Gareth Roberts Gareth Roberts

Why can’t MPs let Truss be Truss?

Our common culture – the huge audiences that tv, film and pop music used to attract – has evaporated. Politics is about the only thing remaining where we are all on the same page. It’s perhaps inevitable then that public reaction has become ever more febrile and volatile. Poll percentages now go crashing and soaring with a regularity that’s disturbing to those of us who can remember the prelapsarian age when we were the only people who gave a stuff about politics and that we were considered odd because of it.

The marked outlandishness of British party politics has been evident since that day in September 2015 when Jeremy Corbyn became leader of the Labour party. Followed closely by parliament’s inability to implement the referendum result, Theresa May’s manifesto massacre of 2017, the rise and fall of Boris Johnson, with a dollop of Covid and war in Europe on top, and the broadcast media screaming and clucking and gotcha-ing throughout, has made the country seem, at times, ungovernable. The events of the past fortnight have seen yet another crescendo in a frenzied symphony that never seems to stop.

Like most people, I suspect, the workings of the financial markets are something of a mystery; like the Yeti or the Loch Ness Monster. When they panic I’m painfully aware that all I have to rely on are my prejudices and my tribal loyalties, weak as those are. I have no idea what a gilt market is, but then even people who do know what they are offer wildly contradictory takes. It’s a bit like overhearing a heated dispute in a language that you don’t speak.

Tory MPs have behaved like a herd of antelope at the sight of a lion on the horizon

I do, however, know about engaging with the public, at least as much as anyone can hope to. The truth must be delivered wisely. And it seems clear that the fiscal event was the worst sold thing since Coca Cola proudly unveiled ‘pure’ bottled water that turned out to have sprung from the municipal supply of Sidcup. Expecting the already busy and worried British populace not only to react rationally to counter-intuitive ideas but banking on them to take a long-term view, when your legions of enemies will spin them in the most negative, and clear, way possible seems suicidally optimistic.

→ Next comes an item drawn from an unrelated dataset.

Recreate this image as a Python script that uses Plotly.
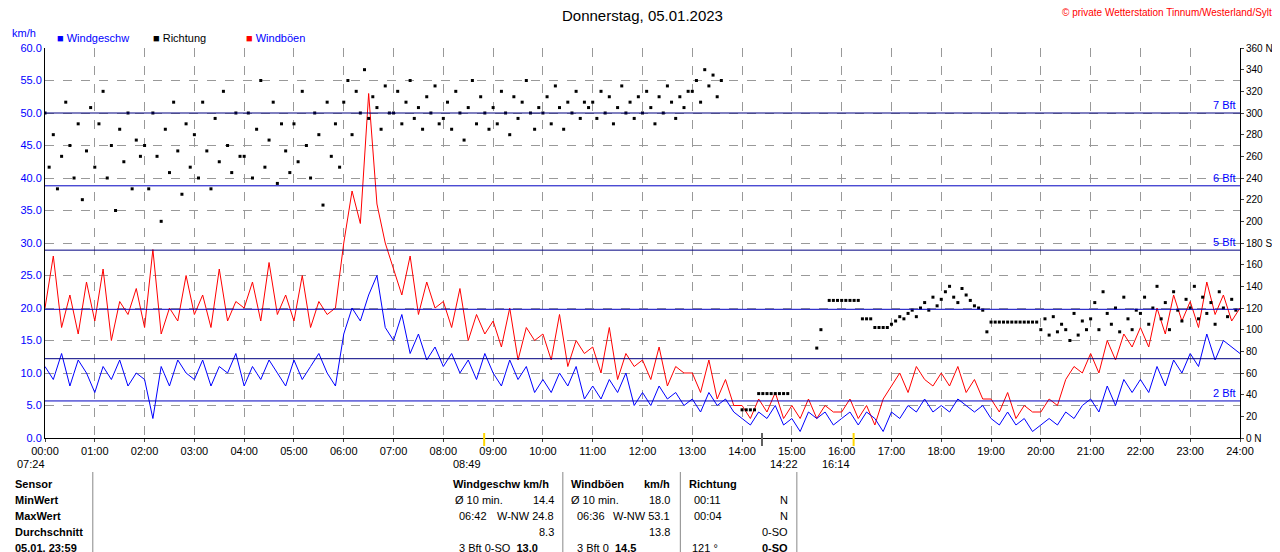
import plotly.graph_objects as go

# 10-minute values, 00:00 .. 24:00
wind = [11,9,13,8,12,10, 7,11,9,12,8,10, 9,3,11,8,12,10, 9,12,8,11,10,13,
        8,11,9,12,10,8, 12,9,11,13,10,8, 16,20,18,22,25,17, 15,19,13,16,12,14,
        11,13,10,12,9,13, 10,8,12,9,11,7, 9,7,10,8,11,6, 8,6,9,7,10,5,
        7,5,8,6,7,5, 6,4,7,5,6,4, 3,2,4,3,5,2, 3,1,4,3,4,2,
        3,4,2,4,3,1, 4,3,5,4,6,4, 5,4,6,5,4,5, 3,2,4,2,3,1,
        2,3,2,4,3,5, 6,4,8,5,9,7, 9,7,11,8,12,10, 13,11,16,12,15,14, 13]
gusts = [20,28,17,22,16,24, 18,26,15,21,19,23, 17,29,16,20,18,25, 19,22,17,26,18,21,
         20,24,18,27,19,22, 18,25,17,21,19,20, 30,38,33,53,36,30, 26,22,28,19,24,20,
         21,17,23,15,19,16, 18,14,20,12,17,15, 16,12,19,11,15,13, 14,10,17,9,13,11,
         12,9,14,8,11,10, 10,7,12,6,9,5, 5,3,6,4,7,3, 5,3,6,3,5,4,
         4,6,3,5,2,6, 8,10,7,11,9,8, 10,8,11,7,9,6, 6,4,7,3,5,4,
         4,6,5,9,11,10, 13,10,15,12,16,14, 17,14,20,16,22,18, 21,17,24,19,22,18, 20]
# 5-minute direction values (degrees), 00:00 .. 23:55
direction = [300,250,280,230,260,310,270,240,290,220,265,305,
             250,290,320,240,270,210,285,255,300,230,275,260,
             270,230,300,260,200,285,245,310,265,225,290,250,
             280,240,310,265,230,295,255,320,270,245,300,260,
             260,300,240,285,330,250,275,310,235,290,265,245,
             290,255,320,270,240,300,280,215,310,260,290,250,
             310,330,280,320,300,340,295,315,305,285,325,300,
             300,320,290,310,330,295,305,285,315,300,325,290,
             295,310,285,320,300,275,305,330,290,315,300,285,
             305,290,320,300,280,315,295,310,330,300,285,305,
             300,315,290,325,305,285,310,300,320,295,310,305,
             310,295,320,300,315,290,305,325,300,310,295,315,
             300,320,305,290,315,300,325,310,295,315,305,320,
             320,330,310,340,325,335,315,330,None,None,None,None,
             26,26,26,26,41,41,41,41,41,41,41,41,
             None,None,None,None,None,None,83,100,None,127,127,127,
             127,127,127,127,127,110,110,110,102,102,102,102,
             105,108,112,110,115,118,112,120,125,118,130,122,
             128,135,140,130,125,138,132,127,122,120,118,98,
             107,107,107,107,107,107,107,107,107,107,107,107,
             100,110,95,112,98,105,100,90,115,95,108,100,
             110,125,100,135,115,105,120,98,130,110,100,118,
             115,130,105,120,140,110,125,100,135,118,108,128,
             120,140,110,130,115,125,105,135,120,112,128,118]

t_wind = [i / 6 for i in range(len(wind))]
t_dir = [i / 12 for i in range(len(direction))]
bft_levels = [5.7, 12.2, 19.8, 28.9, 38.8, 50.0]
bft_labels = ["2 Bft", "", "", "5 Bft", "6 Bft", "7 Bft"]
hour_labels = ["%02d:00" % h for h in range(25)]
dir_ticks = list(range(0, 361, 20))
dir_text = [{0: "0 N", 180: "180 S", 360: "360 N"}.get(v, str(v)) for v in dir_ticks]

FONT = "Liberation Sans Narrow, Liberation Sans, Arial"
fig = go.Figure()
fig.add_trace(go.Scatter(x=t_wind, y=gusts, mode="lines", line=dict(color="#ff0000", width=1), name="Windböen"))
fig.add_trace(go.Scatter(x=t_wind, y=wind, mode="lines", line=dict(color="#0000ff", width=1), name="Windgeschw"))
fig.add_trace(go.Scatter(x=t_dir, y=direction, mode="markers", yaxis="y2",
                         marker=dict(color="black", size=3, symbol="square"), name="Richtung"))

shapes = []
for i, lv in enumerate(bft_levels):
    shapes.append(dict(type="line", xref="paper", x0=0, x1=1, yref="y", y0=lv, y1=lv,
                       line=dict(color="#000080" if i % 2 else "#0000c0", width=1)))

def px(x):
    return (x - 40) / 1200
def py(y):
    return (438 - y) / 390

ann = []
def txt(x, y, text, anchor="left", size=11, color="#000"):
    ann.append(dict(x=px(x), y=py(y), xref="paper", yref="paper", xanchor=anchor, yanchor="middle",
                    showarrow=False, text=text, font=dict(size=size, color=color)))

for lv, lb in zip(bft_levels, bft_labels):
    if lb:
        ann.append(dict(x=23.95, y=lv, xref="x", yref="y", text=lb, showarrow=False, xanchor="right",
                        yanchor="bottom", font=dict(color="#0000ff", size=11)))
txt(640, 15, "Donnerstag, 05.01.2023", "center", 15)
txt(1274, 12, "© private Wetterstation Tinnum/Westerland/Sylt", "right", 10, "#ff0000")
txt(5, 33, "km/h", "left", 11, "#0000ff")
for x0, col, t, tc in [(50, "#0000ff", "Windgeschw", "#0000ff"), (146, "#000", "Richtung", "#000"),
                       (240, "#ff0000", "Windböen", "#0000ff")]:
    txt(x0, 38, "<span style='color:%s'>■</span> <span style='color:%s'>%s</span>" % (col, tc, t))
for x0, t in [(10, "07:24"), (448, "08:49"), (766, "14:22"), (818, "16:14")]:
    txt(x0, 464, t)
rows = [(484, "Sensor"), (500, "MinWert"), (516, "MaxWert"), (532, "Durchschnitt"), (548, "05.01. 23:59")]
for y, t in rows:
    txt(8, y, "<b>%s</b>" % t)
cells = [(448, 484, "<b>Windgeschw km/h</b>", "left"), (566, 484, "<b>Windböen</b>", "left"),
         (670, 484, "<b>km/h</b>", "right"), (685, 484, "<b>Richtung</b>", "left"),
         (450, 500, "Ø 10 min.", "left"), (553, 500, "14.4", "right"),
         (566, 500, "Ø 10 min.", "left"), (670, 500, "18.0", "right"),
         (690, 500, "00:11", "left"), (788, 500, "N", "right"),
         (454, 516, "06:42", "left"), (553, 516, "W-NW 24.8", "right"),
         (572, 516, "06:36", "left"), (670, 516, "W-NW 53.1", "right"),
         (690, 516, "00:04", "left"), (788, 516, "N", "right"),
         (553, 532, "8.3", "right"), (670, 532, "13.8", "right"), (788, 532, "0-SO", "right"),
         (454, 548, "3 Bft 0-SO  <b>13.0</b>", "left"), (572, 548, "3 Bft 0  <b>14.5</b>", "left"),
         (688, 548, "121 °", "left"), (788, 548, "<b>0-SO</b>", "right")]
for x, y, t, a in cells:
    txt(x, y, t, a)
for x in [88, 560, 678, 795]:
    shapes.append(dict(type="line", xref="paper", yref="paper", x0=px(x), x1=px(x),
                       y0=py(472), y1=py(552), line=dict(color="#888", width=1)))
for x, c in [(481, "#ffd700"), (852, "#ffd700"), (760, "#606060")]:
    shapes.append(dict(type="line", xref="paper", yref="paper", x0=px(x), x1=px(x),
                       y0=py(433), y1=py(446), line=dict(color=c, width=2)))

fig.update_layout(
    width=1280, height=552, plot_bgcolor="white", paper_bgcolor="white",
    margin=dict(l=32, r=48, t=40, b=122), showlegend=False,
    font=dict(family=FONT, size=11, color="#000"),
    xaxis=dict(range=[0, 24], tickvals=list(range(25)), ticktext=hour_labels, showgrid=True,
               gridcolor="#999", griddash="dash", gridwidth=1, zeroline=False, showline=True,
               linecolor="#000", ticks="outside", ticklen=3, tickfont=dict(size=11)),
    yaxis=dict(range=[0, 60], dtick=5, tickformat=".1f", showgrid=True, gridcolor="#999",
               griddash="dash", zeroline=False, showline=True, linecolor="#000", mirror=True,
               tickfont=dict(color="#0000ff", size=11)),
    yaxis2=dict(range=[0, 360], overlaying="y", side="right", tickvals=dir_ticks, ticktext=dir_text,
                showgrid=False, zeroline=False, ticks="outside", ticklen=3, tickfont=dict(size=10)),
    shapes=shapes, annotations=ann,
)
fig.write_html("out.html")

The broadcasters reacted exactly as anybody except Truss and Kwarteng would have expected. They are horrified when anybody in government does something that Tony Blair would not have done in his first term. That is their factory settings for politics, as if those fleeting fool’s spring conditions could ever apply again. And it’s not as if the package was notably that extreme. Bizarre policies like lockdown school closures, the abolition of the category of sex, granting certain groups extra rights based on random immutable characteristics, etc: these just roll by, largely unexamined and subsumed into public life.

But did the squawking and whinnying among Tories help? I’d suggest not. My attitude to the Conservative party is like that of a miner to a shaky pit prop, rotted, wonky and worm-eaten, but it’s all you’ve got to prevent thousands of tons of dross and clinker descending to flatten you.

Tory MPs have behaved like a herd of antelope at the sight of a lion on the horizon. They are spooked and jumpy, and surprisingly active for people who are commonly said to be ‘exhausted’, but which I think really means bored. Liz Truss did pretty much what she said she was going to do, at length, again and again, throughout the summer. And she is, let’s put it politely, not renowned for her communication skills. Why were her MPs so taken aback?

My advice to Tory MPs, now they’ve got the tax U-turn, is this. Yes, it may all very well be going wrong. But for goodness sakes, let it be.

Yes, it would be very funny for people like me if you tried to defenestrate yet another leader. (And the seriously mooted idea of reinstalling Boris is even funnier – why stop there, dig up Bonar Law.) There is really nothing much you have to lose. You’ve tried everything else, doing the policy Hokey Cokey of austerity/massive public spending, firing thousands of police/hiring thousands of police, etc. You got rid of a leader who wanted to be loved, and replaced him with a leader who doesn’t care if she is hated. You did this. So accept it.

And losing your seats, would it be so bad? Look on the up side: you wouldn’t have to sit looking at Richard Burgon every day.

So let Truss be Truss. You made your bed. Lie in it.